Australia refugees: Detention centre 'gag' angers medics
- Published
Australian laws forbidding people working in the country's detention centres from speaking out about what they see have raised grave concerns in the medical community.
When Peter Young was in charge of mental health services at Australia's refugee detention centres, he says it became increasingly clear that authorities wanted to "keep the lid" on health issues that asylum seekers were experiencing.
The senior Australian psychiatrist says immigration authorities wanted details about the high rates of mental illness among children at the centres to be removed from his official reports.
He was asked to delete clinical opinions that made a direct link between prolonged detention and mental health problems.
Dr Young was director of International Health and Medical Services (IHMS) - a private health service contracted by Australia's Department of Immigration and Border Protection (DIBP), external to provide health care to detention centres - a role he held for three years.
'Bad behaviour'
Its services covered the country's controversial offshore facilities on the Pacific island of Nauru and Papua New Guinea's Manus Island, where all asylum seekers who try to reach Australia by boat are sent - never to be resettled in Australia even if their refugee claims are proven.
In advising on treatment, Dr Young argued with authorities who considered acts of self-harm by detainees as "a type of bad behaviour, rather than a manifestation of people in extreme states of hopelessness".
He says he was later refused permission to use data he had collected about health issues in detention centres in presentations or publications.
"They made it very clear this type of information should never get into the public domain," he told the BBC.
Now there is fear that health workers could go to prison for such revelations under new Border Force laws, external that threaten "entrusted people" with up to two years in prison if they reveal protected information about Australia's detention facilities.
In recent months, hundreds of doctors and nurses have staged public protests in cities across Australia, posing with their hands over their mouths to highlight the risk of being silenced.
Their concerns are shared by Australia's 13 peak medical groups, who have accused the government of trying to "gag" health professionals.
The World Medical Association has also warned the laws are "in striking conflict with basic principles of medical ethics".
Critics say the gag is the latest act in a "culture of secrecy" around tough Australian policies designed to stop boatloads of asylum seekers from arriving on Australian shores.
The government is unapologetic about its stance on "stopping the boats"
It denies it is trying to silence doctors and nurses or that it wants to suppress health information.
The Border Force says the new laws are to protect "operational security" and insists robust internal mechanisms are in place through which medical concerns can be raised and addressed.
The federal Labor opposition agrees.
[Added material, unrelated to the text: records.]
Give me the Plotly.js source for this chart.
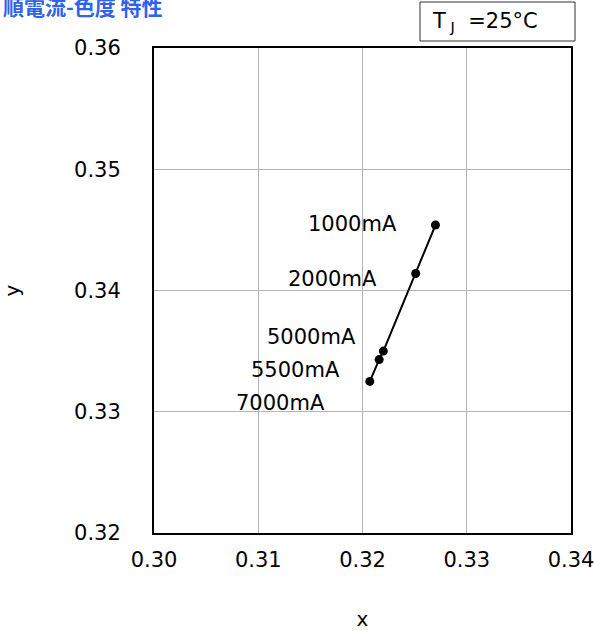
<!DOCTYPE html>
<html>
<head>
<meta charset="utf-8">
<script src="https://cdn.plot.ly/plotly-3.0.1.min.js"></script>
<style>
  html, body { margin: 0; padding: 0; background: #fff; }
  #chart { width: 594px; height: 631px; }
</style>
</head>
<body>
<div id="chart"></div>
<script>
// Forward current vs. chromaticity (CIE x, y) at Tj = 25 °C
const currents = ['1000mA', '2000mA', '5000mA', '5500mA', '7000mA'];
const cieX = [0.3270, 0.3251, 0.3220, 0.3216, 0.3207];
const cieY = [0.3454, 0.3414, 0.3350, 0.3343, 0.3325];

// label offsets (px) relative to each point
const labelDx = [-36, -37, -25, -37, -43];
const labelDy = [1, -5, 14, -10, -22];

const font = 'DejaVu Sans, Verdana, sans-serif';
const fs = 21;

const trace = {
  x: cieX,
  y: cieY,
  mode: 'lines+markers',
  type: 'scatter',
  line: { color: '#000', width: 2 },
  marker: { color: '#000', size: 9 },
  hoverinfo: 'skip',
  showlegend: false
};

const pointLabels = currents.map((c, i) => ({
  x: cieX[i], y: cieY[i], xref: 'x', yref: 'y',
  text: c, showarrow: false,
  xanchor: 'right', yanchor: 'middle',
  xshift: labelDx[i], yshift: labelDy[i],
  font: { family: font, size: fs, color: '#000' }
}));

const layout = {
  width: 594, height: 631,
  margin: { l: 154, r: 23, t: 48, b: 98 },
  paper_bgcolor: '#fff',
  plot_bgcolor: '#fff',
  font: { family: font, size: fs, color: '#000' },
  xaxis: {
    range: [0.30, 0.34],
    tickvals: [0.30, 0.31, 0.32, 0.33, 0.34],
    ticktext: ['0.30', '0.31', '0.32', '0.33', '0.34'],
    showgrid: true, gridcolor: '#b4b4b4', gridwidth: 1,
    showline: true, linecolor: '#000', linewidth: 2, mirror: true,
    ticks: '', zeroline: false,
    ticklabelstandoff: 7,
    ticklabeloverflow: 'allow',
    tickfont: { family: font, size: fs, color: '#000' },
    title: { text: 'x', font: { family: font, size: fs - 1, color: '#000' }, standoff: 41 }
  },
  yaxis: {
    range: [0.32, 0.36],
    tickvals: [0.32, 0.33, 0.34, 0.35, 0.36],
    ticktext: ['0.32', '0.33', '0.34', '0.35', '0.36'],
    showgrid: true, gridcolor: '#b4b4b4', gridwidth: 1,
    showline: true, linecolor: '#000', linewidth: 2, mirror: true,
    ticks: '', zeroline: false,
    ticklabelstandoff: 27,
    ticklabeloverflow: 'allow',
    tickfont: { family: font, size: fs, color: '#000' },
    title: { text: 'y', font: { family: font, size: fs - 1, color: '#000' }, standoff: 50 }
  },
  shapes: [{
    type: 'rect', xref: 'paper', yref: 'paper',
    x0: (420 - 154) / 417, x1: (575 - 154) / 417,
    y0: 1 + (48 - 41) / 485, y1: 1 + (48 - 2) / 485,
    line: { color: '#333', width: 1 }, fillcolor: 'rgba(0,0,0,0)'
  }],
  annotations: pointLabels.concat([
    {
      xref: 'paper', yref: 'paper',
      x: (165 - 154) / 417, y: 1 + (48 - 6) / 485,
      xanchor: 'right', yanchor: 'middle',
      text: '<b>順電流-色度 特性</b>', showarrow: false,
      font: { family: 'Noto Sans CJK JP, sans-serif', size: 21, color: '#2f62ee' }
    },
    {
      xref: 'paper', yref: 'paper',
      x: (430 - 154) / 417, y: 1 + (48 - 22) / 485,
      xanchor: 'left', yanchor: 'middle',
      text: 'T<sub> J</sub>  =25°C', showarrow: false,
      font: { family: font, size: fs, color: '#000' }
    }
  ])
};

Plotly.newPlot('chart', [trace], layout, { displayModeBar: false, staticPlot: true });
</script>
</body>
</html>
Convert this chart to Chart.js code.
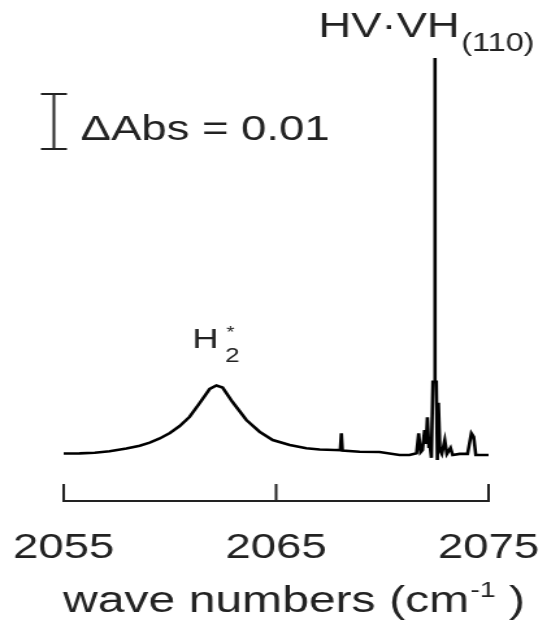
<!DOCTYPE html>
<html>
<head>
<meta charset="utf-8">
<script src="https://cdn.jsdelivr.net/npm/chart.js@4/dist/chart.umd.min.js"></script>
<style>
  html, body { margin: 0; padding: 0; background: #fff; overflow: hidden; }
  /* the reference is stretched sideways, so the chart is drawn narrow and widened */
  #wrap { width: 421px; height: 624px; transform: scale(1.2993, 1); transform-origin: 0 0; }
</style>
</head>
<body>
<div id="wrap">
  <canvas id="chart" width="421" height="624" style="width:421px;height:624px"></canvas>
</div>
<script>
// wave numbers (cm-1)
const waveNumbers = [
  2055.00, 2055.75, 2056.46, 2057.16, 2057.95, 2058.58, 2059.05, 2059.52, 2060.00, 2060.46,
  2060.93, 2061.40, 2061.87, 2062.19, 2062.48, 2062.95, 2063.60, 2064.22, 2064.84, 2065.64,
  2066.42, 2067.05, 2067.75, 2068.02, 2068.07, 2068.12, 2068.93, 2069.87, 2070.81, 2071.28,
  2071.61, 2071.71, 2071.80, 2071.89, 2071.99, 2072.06, 2072.12, 2072.19, 2072.24, 2072.31,
  2072.38, 2072.45, 2072.47, 2072.49, 2072.54, 2072.59, 2072.64, 2072.71, 2072.80, 2072.94,
  2073.04, 2073.21, 2073.31, 2073.64, 2074.01, 2074.19, 2074.30, 2074.40, 2075.00
];
// absorbance, in units of 0.001
const absorbance = [
  0.27, 0.30, 0.42, 0.67, 1.18, 1.69, 2.24, 3.00, 4.00, 5.27,
  6.96, 9.45, 12.00, 12.64, 12.27, 9.64, 6.36, 4.24, 2.73, 1.82,
  1.22, 1.00, 0.91, 0.90, 3.95, 0.80, 0.60, 0.55, 0.00, 0.00,
  0.30, 3.95, 0.50, 0.90, 4.55, 2.00, 6.85, 1.50, 1.80, -0.50,
  13.30, 13.30, 72.20, 13.30, 13.30, -0.90, 9.50, 0.90, 0.20, 2.70,
  0.20, 1.27, 0.00, 0.20, 0.20, 3.95, 3.30, 0.00, 0.00
];
const tickValues = [2055, 2065, 2075];
const scaleBarValue = 10; // 0.01 Abs

const FONT = '"Liberation Sans", Arial, sans-serif';
const INK = '#222';

const points = waveNumbers.map((w, i) => ({ x: w, y: absorbance[i] }));

// axis bracket, axis title, scale bar and peak labels
const annotate = {
  id: 'annotate',
  afterDraw(chart) {
    const { ctx, chartArea, scales: { x, y } } = chart;
    ctx.save();
    ctx.strokeStyle = INK;
    ctx.fillStyle = INK;
    ctx.lineWidth = 2;

    // x axis with ticks pointing up
    const base = chartArea.bottom;
    ctx.beginPath();
    ctx.moveTo(x.getPixelForValue(tickValues[0]), base);
    ctx.lineTo(x.getPixelForValue(tickValues[tickValues.length - 1]), base);
    tickValues.forEach(v => {
      const px = x.getPixelForValue(v);
      ctx.moveTo(px, base + 1);
      ctx.lineTo(px, base - 17);
    });
    ctx.stroke();

    ctx.textBaseline = 'alphabetic';
    ctx.textAlign = 'left';

    // axis title with superscript
    let tx = 48.5;
    ctx.font = '37px ' + FONT;
    ctx.fillText('wave numbers (cm', tx, 612);
    tx += ctx.measureText('wave numbers (cm').width + 1;
    ctx.font = '22px ' + FONT;
    ctx.fillText('-1', tx, 597);
    tx += ctx.measureText('-1').width;
    ctx.font = '37px ' + FONT;
    ctx.fillText(' )', tx, 612);

    // scale bar
    const len = y.getPixelForValue(0) - y.getPixelForValue(scaleBarValue);
    const bx = 41.5, top = 94;
    ctx.beginPath();
    ctx.moveTo(bx, top); ctx.lineTo(bx, top + len);
    ctx.moveTo(bx - 10, top); ctx.lineTo(bx + 10, top);
    ctx.moveTo(bx - 10, top + len); ctx.lineTo(bx + 10, top + len);
    ctx.stroke();

    ctx.font = '35px ' + FONT;
    ctx.fillText('\u0394Abs = 0.01', 62, 140);

    // sharp peak label
    ctx.font = '35px ' + FONT;
    const main = 'HV\u00B7VH';
    ctx.fillText(main, 245, 37);
    const w1 = ctx.measureText(main).width;
    ctx.font = '25px ' + FONT;
    ctx.fillText('(110)', 245 + w1 + 1, 51);

    // broad peak label
    ctx.font = '28px ' + FONT;
    ctx.fillText('H', 148, 348);
    const w2 = ctx.measureText('H').width;
    ctx.font = '20px ' + FONT;
    ctx.fillText('2', 148 + w2 + 5, 362);
    ctx.font = '16px ' + FONT;
    ctx.fillText('*', 148 + w2 + 6, 338);
    ctx.restore();
  }
};

new Chart(document.getElementById('chart').getContext('2d'), {
  type: 'line',
  data: {
    datasets: [{
      data: points,
      borderColor: '#000',
      borderWidth: 2.6,
      pointRadius: 0,
      tension: 0,
      fill: false
    }]
  },
  options: {
    responsive: false,
    devicePixelRatio: 1,
    animation: false,
    layout: { padding: { left: 49, right: 45, top: 40, bottom: 55 } },
    plugins: { legend: { display: false }, tooltip: { enabled: false } },
    scales: {
      x: {
        type: 'linear',
        min: 2055,
        max: 2075,
        afterBuildTicks: scale => { scale.ticks = tickValues.map(v => ({ value: v })); },
        grid: { display: false, drawTicks: true, tickLength: 26 },
        border: { display: false },
        ticks: {
          padding: 0,
          color: INK,
          font: { family: FONT, size: 35 },
          callback: v => String(v)
        },
        title: { display: false }
      },
      y: {
        display: false,
        min: -8.36,
        max: 75.45
      }
    }
  },
  plugins: [annotate]
});
</script>
</body>
</html>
It supported the legislation and says health workers will be protected by 'whistleblower' protections under the Commonwealth Public Interest Disclosure Act 2013, external.
However, legal experts say it is not clear what sort of information would be protected and there are a range of internal hurdles that could delay or deter disclosures.
'Chilling effect'
That confusion alone may suit the government, says human rights lawyer George Newhouse.
"I think the government is very happy with the uncertainty around the laws and how they are likely to have a 'chilling effect' on potential whistleblowers," he told the BBC.
Given very restricted public access to Australian detention centres, health and social workers have been key sources of information about conditions.
Two former medical officers at the Christmas Island detention facility, last year graphically catalogued a range of health concerns in an article in the Medical Journal of Australia, saying, among other things, that "degrading, harmful and inappropriate incidents" had occurred at the centre.
"Degrading, harmful and inappropriate incidents have occurred, including requiring asylum seekers to undergo health assessments while exhausted, dehydrated and filthy, with clothing soiled by urine and faeces; addressing individuals by number instead of name, artificial delays in transfer of patients for tertiary care; confiscation and destruction of medications, medical records and medical devices; and detention of children despite clear evidence of significant harm."
--Medical Journal of Australia, external, Volume 201, October 2014
Dr Young believes the risk of being sent to prison will discourage medical staff from speaking out in future, even if no prosecutions are launched.
Other detention centre practices like employing staff from developing countries who are not protected by Australian labour or whistleblower laws also "keep the lid on all information flowing out of the system", he says.
"My position is that the medical profession is expected to speak out when it comes to issues that harm people's health.
"There would be no controversy if I was speaking about cigarette smoking or asbestos exposure.
"The evidence is very clear that prolonged detention in such circumstances causes a negative health impact, and keeping those health impacts secret makes the situation worse."
Marie McInerney is a Melbourne-based writer.